My Vote Wisconsin, voter record for Logan Grant Manhart, now inactive, retrieved 2022.05.16.
My Vote Wisconsin, voter record for Logan Grant Manhart, showing most recent voting activity in Wisconsin on April 6, 2021, preceded by votes in three Wisconsin elections in 2020, retrieved 2022.05.16.
My Vote Wisconsin, voter record for Logan Grant Manhart, showing most recent voting activity in Wisconsin on April 6, 2021, preceded by votes in three Wisconsin elections in 2020, retrieved 2022.05.16.

Manhart didn’t just skirt an eligibility rule. He lied under oath and broke the law. In some places, lying under oath is considered an impeachable offense.

Through his inattention, Manhart has saddled the Republicans with an unviable candidate. If a judge looks at the plain facts of this case and declares Manhart’s candidacy invalid, Manhart costs his party a shot at a District 1 House seat. Under state law, parties can only fill vacancies on the ballot that arise due to death or withdrawal of a candidate. If Manhart is truly a good party boy, he’ll run to the courthouse Tuesday morning and withdraw his candidacy, before any judge can pronounce on his all-too-brief South Dakota residency. Then GOP leaders in Roberts, Marshall, Day, and Brown counties would get a chance to fill the vacancy caused by Manhart’s lawbreaking with and honest, legal Republican candidate.

8 Comments

  1. John 2022-05-17

    It should NOT require a lawsuit to pull an ineligible, lying dolt from a ballot.
    The Secretary of State and the auditors of the affected counties have a DUTY, a solemn obligation to administer clean, legal, proper elections.
    The Secretary of State and the auditors of the affected counties are the aiding and abetting criminals here for neglectful due diligence in printing ballots with the liar’s name. Hold them accountable November 7th.

  2. Nick Nemec 2022-05-17

    Pre-primary Manhart is not the Republican nominee. Can the party really replace a candidate who has not earned the party nomination?

  3. Donald Pay 2022-05-17

    That Constitutional residency requirement may be anachronistic, but it is still there. He did lie under oath. Manhard should be off the ballot.

    The Legislature should take a look at revising that section of the Constitution. I argue that a one year residency for legislative office is more in line with modern times. When that section of the Constitution was penned, South Dakota’s Legislature met every two years. It made some sense for new residents to cycle through one session before being eligible for office. But annual sessions of the Legislature have been the practice now for decades. It’s time to bring that part of the Constitution in line with the times.

  4. Cory Allen Heidelberger Post author | 2022-05-17

    Nick, I’m still looking for a firm answer on that question.
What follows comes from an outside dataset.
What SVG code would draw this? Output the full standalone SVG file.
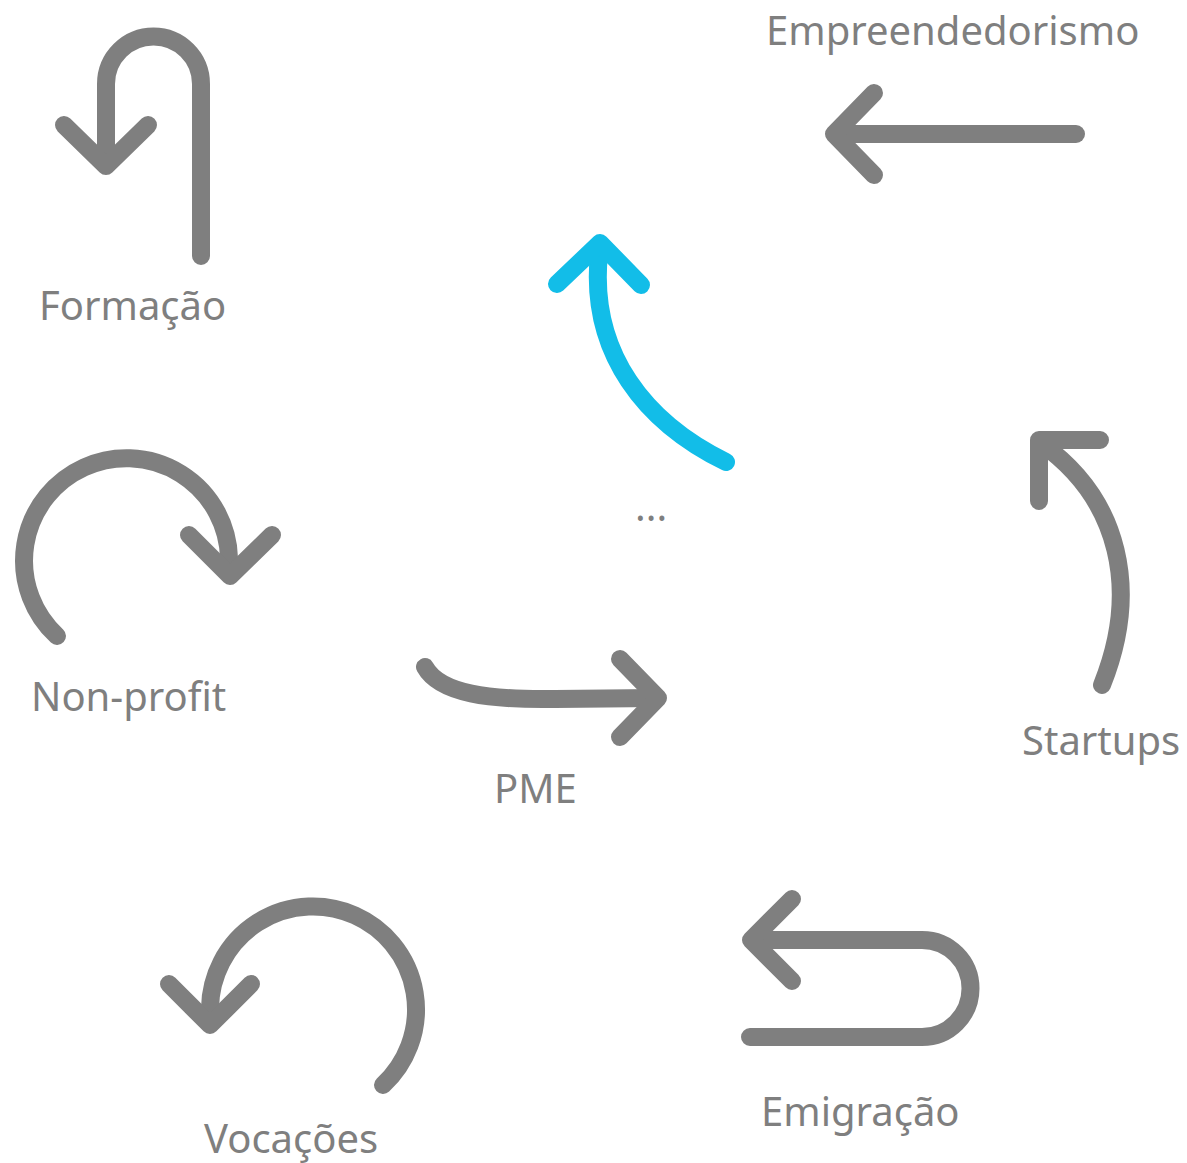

The plain text of the statute refers to vacancies that occur from death or withdrawal after a primary. The primary hasn’t happened yet, so you’d think that the party’s replacement power wouldn’t exist yet.

    However, SDCL 12-6-9 says candidates with no primary opponents are automatically the nominees. So, legally, yes, Manhart and St. John are the nominees of the GOP for District 1 House right now. SDCL 12-6-55 says any person nominated may withdraw not later than the first Tuesday in August.

    So what confuses me is how the phrase “after a primary election” applies in a situation where the unopposed candidates were automatically nominated without a primary.

  5. Cory Allen Heidelberger Post author | 2022-05-17

    The South Dakota Democratic Party announces that it is a co-plaintiff with McCleerey. SDDP chairman Randy Seiler lowers the boom on Manhart’s fraud:

    Logan Manhart is in clear violation of the South Dakota Constitution and is ineligible to run for the South Dakota House of Representatives. Manhart fraudulently signed his certification of candidacy which swore under oath that he was eligible to seek this office. His fraudulent behavior is a disservice to the voters of District 1. The law is clear that a candidate must have resided in South Dakota for two years prior to the general election. For this reason, the South Dakota Democratic Party applied for a Writ of Prohibition to prevent Logan Manhart from appearing on the ballot [Randy Seiler, press release, South Dakota Democratic Party, 2022.05.17]

    Democrats believe we are a nation of laws. Republicans Like Manhart think fraud is just something to shout when elections don’t break their way but something they can commit to take power.

  6. Nick Nemec 2022-05-18

    Without a doubt, and if election integrity means anything, Manhart is off the ballot, with possibly conflicting statutes it might take a Supreme Court ruling to sort things out as to the appointment of a replacement.

  7. Cory Allen Heidelberger Post author | 2022-05-18

    Election integrity—vitally important phrase, Nick. If that phrase resonates at all with Logan, now that he has been informed of his violation and his ineligibility for office, he will act with integrity and immediately withdraw his illegal candidacy.

  8. Algebra 2022-05-30

    The declaration of the candidate on the nominating petition only states he, the candidate, resides in the district. The candidates only have to be eligible, by virtue of residency in the district, to be candidates. It doesn’t say anything about being eligible to hold the office sought.
    The requirement for two years’ residency seems to be for holding the office, not running for it.
    So it may be possible that a person who is ineligible to serve may still legally run as a placeholder in the primary.

    I see it as a variation of a hog house bill. Pretty funny.